We could only weld for short durations because the heat from the arc might damage the fiberglass deck and the rubber gasket under the plate. The gasket seals out water and reduces wear between the plate and the deck.
Still, the heat from the arc started the rubber on fire a few times. And the water had seeped in some of the weld cracks so he had to watch for hot water geysers.
TIG Welding Outdoors
Air-movement control is critical with TIG welding because the argon shielding gas is heavier than air so a slight breeze can quickly remove the gas from the arc. Even a shop’s slow-moving ceiling fan can disrupt the gas shielding.
When this happens, the welder sees a blue-gray discoloration and maybe a soot-like deposit near the TIG weld joint, and the arc is usually hard to start because the tungsten oxidizes.
Your tool kit for TIG welding should include a number of cups, or nozzles, designed to direct the shielding gas for specific applications. Gas lens, nozzles, or cups, fit into the head of the TIG torch, directing the shielding gas to the weld zone. Within the torch body, diffusers feed the gas to the nozzle.
In this project, we needed to reach the back side, which had an acute angle, so we used a number four cup ( 1 /4 in. across the orifice face). It also worked for the other angles of the weld zones.
In case of strong wind weather conditions, we would have tried a flow straightener gas lens. It has a mesh screen that takes out the turbulence of the gas stream in the welding area. This turbulence can pick up the air, creating oxidation on the weld bead.
So pick the cup for the application — usually, the amount of space to work in — and the conditions — inside with no breeze or outside with some degree of wind.
This is critical when welding titanium, which is very reactive to oxygen in the arc. Here, welders typically use a cup that provides an elongated or trailing shielding to cover the hot work until it cools to 400°F to 500°F, minimizing contamination.
If there are highly unstable conditions, avoid welding to reduce risk of spending more argon, which can get into your lungs and cause fume fever.
Equipment for TIG welding in the Draft
A good addition to your toolbox can be CK Worldwide’s Gas Saver front-end kit. The kit saves up to 40% of shielding gas consumption while improving shielding-gas coverage in your TIG welding. With better coverage, welders can extend the tungsten up to 6 the diameter of the electrode beyond the edge of the gas cup. (This is achieved in draft-free areas using argon gas.)
Gas lenses ensure a laminar flow of shielding gas. (A laminar flow is a streamlined flow in a viscous fluid near solid boundaries.)
The lenses contain a porous barrier diffuser and fit inside the gas nozzle and around the electrode or collet. The lens lets operators weld with the nozzle one inch or more from the work, improving their view of the TIG weld pool and allowing them to reach places with limited access, such as inside corners.

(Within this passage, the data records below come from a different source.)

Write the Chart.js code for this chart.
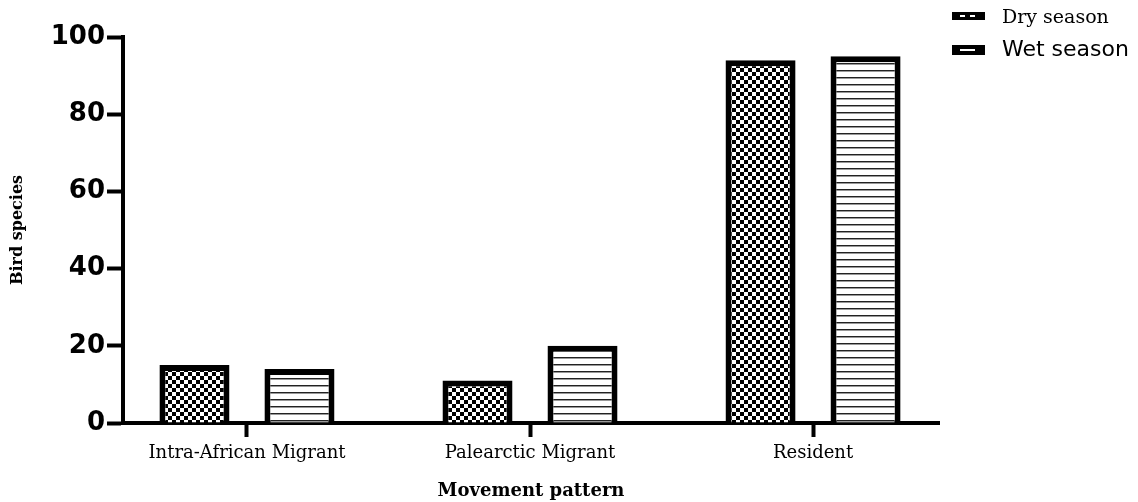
<!DOCTYPE html>
<html>
<head>
<meta charset="utf-8">
<script src="https://cdn.jsdelivr.net/npm/chart.js@4/dist/chart.umd.min.js"></script>
<style>
  html, body { margin: 0; padding: 0; background: #fff; }
  canvas { display: block; }
</style>
</head>
<body>
<canvas id="birdChart" width="1138" height="502"></canvas>
<script>
// ---- data ----
const categories = ['Intra-African Migrant', 'Palearctic Migrant', 'Resident'];
const drySeason = [15, 11, 94];
const wetSeason = [14, 20, 95];
const yTicks = [0, 20, 40, 60, 80, 100];
const seriesNames = ['Dry season', 'Wet season'];

// ---- fill patterns ----
function checkerPattern(ctx) {
    const c = document.createElement('canvas');
    c.width = 8; c.height = 8;
    const g = c.getContext('2d');
    g.fillStyle = '#fff';
    g.fillRect(0, 0, 8, 8);
    g.fillStyle = '#000';
    g.fillRect(0, 0, 4, 4);
    g.fillRect(4, 4, 4, 4);
    return ctx.createPattern(c, 'repeat');
}

function stripePattern(ctx) {
    const c = document.createElement('canvas');
    c.width = 8; c.height = 7;
    const g = c.getContext('2d');
    g.fillStyle = '#fff';
    g.fillRect(0, 0, 8, 7);
    g.fillStyle = '#222';
    g.fillRect(0, 0, 8, 1);
    g.fillStyle = '#999';
    g.fillRect(0, 1, 8, 1);
    return ctx.createPattern(c, 'repeat');
}

const canvas = document.getElementById('birdChart');
const ctx = canvas.getContext('2d');

const positions = categories.map((c, i) => i);
const toPoints = (vals) => vals.map((v, i) => ({ x: positions[i], y: v }));

// custom legend at the top right (two different fonts, as in the figure)
const legendPlugin = {
    id: 'cornerLegend',
    afterDraw(chart) {
        const c = chart.ctx;
        c.save();
        // Dry season
        c.fillStyle = '#000';
        c.fillRect(952, 12, 33, 8);
        c.fillStyle = '#fff';
        c.fillRect(960, 15, 5, 2);
        c.fillRect(970, 15, 5, 2);
        c.fillStyle = '#000';
        c.font = '19px "DejaVu Serif"';
        c.textBaseline = 'alphabetic';
        c.fillText(seriesNames[0], 1002, 23);
        // Wet season
        c.fillRect(952, 45, 33, 10);
        c.fillStyle = '#fff';
        c.fillRect(960, 49, 15, 2);
        c.fillStyle = '#000';
        c.font = '22px "DejaVu Sans"';
        c.fillText(seriesNames[1], 1002, 56);
        c.restore();
    }
};

const chart = new Chart(ctx, {
    type: 'bar',
    data: {
        datasets: [
            {
                label: seriesNames[0],
                data: toPoints(drySeason),
                backgroundColor: checkerPattern(ctx),
                borderColor: '#000',
                borderWidth: 6,
                categoryPercentage: 0.742,
                barPercentage: 0.667
            },
            {
                label: seriesNames[1],
                data: toPoints(wetSeason),
                backgroundColor: stripePattern(ctx),
                borderColor: '#000',
                borderWidth: 6,
                categoryPercentage: 0.742,
                barPercentage: 0.667
            }
        ]
    },
    options: {
        responsive: false,
        animation: false,
        layout: { padding: { left: 0, right: 199, top: 37, bottom: 0 } },
        plugins: {
            legend: { display: false },
            tooltip: { enabled: false }
        },
        scales: {
            x: {
                type: 'linear',
                offset: false,
                min: -0.438,
                max: 2.445,
                afterBuildTicks(scale) {
                    scale.ticks = positions.map(v => ({ value: v }));
                },
                afterFit(scale) { scale.height = 79; },
                border: { display: true, color: '#000', width: 4 },
                grid: {
                    offset: false,
                    drawOnChartArea: false,
                    drawTicks: true,
                    tickLength: 14,
                    tickWidth: 4,
                    tickColor: '#000'
                },
                ticks: {
                    padding: 6,
                    color: '#000',
                    maxRotation: 0,
                    font: { family: '"DejaVu Serif"', size: 18 },
                    callback: (v) => categories[v]
                },
                title: {
                    display: true,
                    text: 'Movement pattern',
                    color: '#000',
                    padding: { top: 0, bottom: 0 },
                    font: { family: '"DejaVu Serif"', size: 18, weight: 'bold' }
                }
            },
            y: {
                min: 0,
                max: 100,
                afterBuildTicks(scale) {
                    scale.ticks = yTicks.map(v => ({ value: v }));
                },
                afterFit(scale) { scale.width = 123; },
                border: { display: true, color: '#000', width: 4 },
                grid: {
                    drawOnChartArea: false,
                    drawTicks: true,
                    tickLength: 16,
                    tickWidth: 4,
                    tickColor: '#000'
                },
                ticks: {
                    padding: 2,
                    color: '#000',
                    font: { family: '"DejaVu Sans"', size: 26, weight: 'bold' }
                },
                title: {
                    display: true,
                    text: 'Bird species',
                    color: '#000',
                    padding: { top: 8, bottom: 0 },
                    font: { family: '"DejaVu Serif"', size: 16, weight: 'bold' }
                }
            }
        }
    },
    plugins: [legendPlugin]
});
</script>
</body>
</html>
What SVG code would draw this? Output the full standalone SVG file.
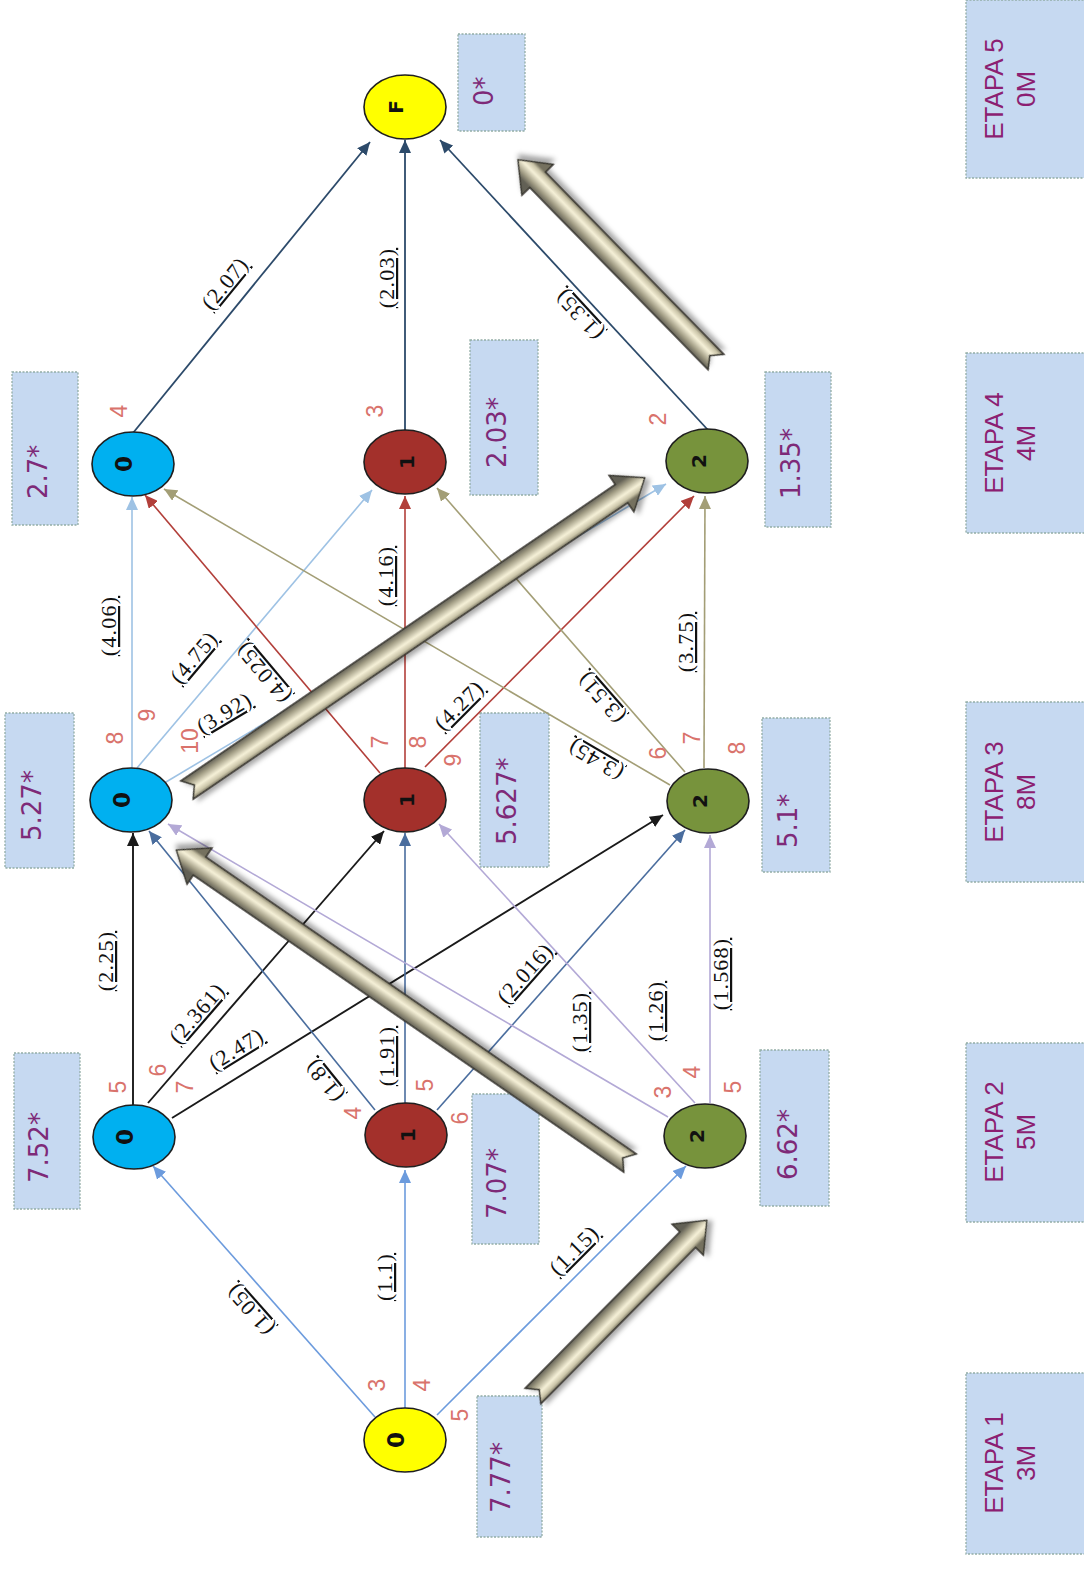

CK offers Alumina or Pyrex glass cups to retrofit its CK 2 and 3 series torches or competitive brand equivalents. Alumina cups handle high-temperature welding applications. The glass cups aid visibility for inside corners, inside pipes, and around the tubing.
TIG Welding Repair Process
We plugged our portable TIG welder inverter power source, which runs in single-phase, into a 220-V line at the dock. The argon shielding gas flow was at 15 ft 3 /hr, which helps maintain an even shielding around the arc despite the slight breeze. Too much pressure can pull air into the arc, creating oxygen contamination.
CK rotary-amperage hand controller can help you vary the current, a real advantage for delicate welds. The controller can be used with either hand to weld when access is limited. This is a simple-to-use controller, helps you do a good job.
In addition, the unit’s remote amperage controls provide welding machine contactor on-off, activate gas and/or water solenoids, and handle current output control. The fingertip controls come in either rotary or linear-slide-potentiometer configurations.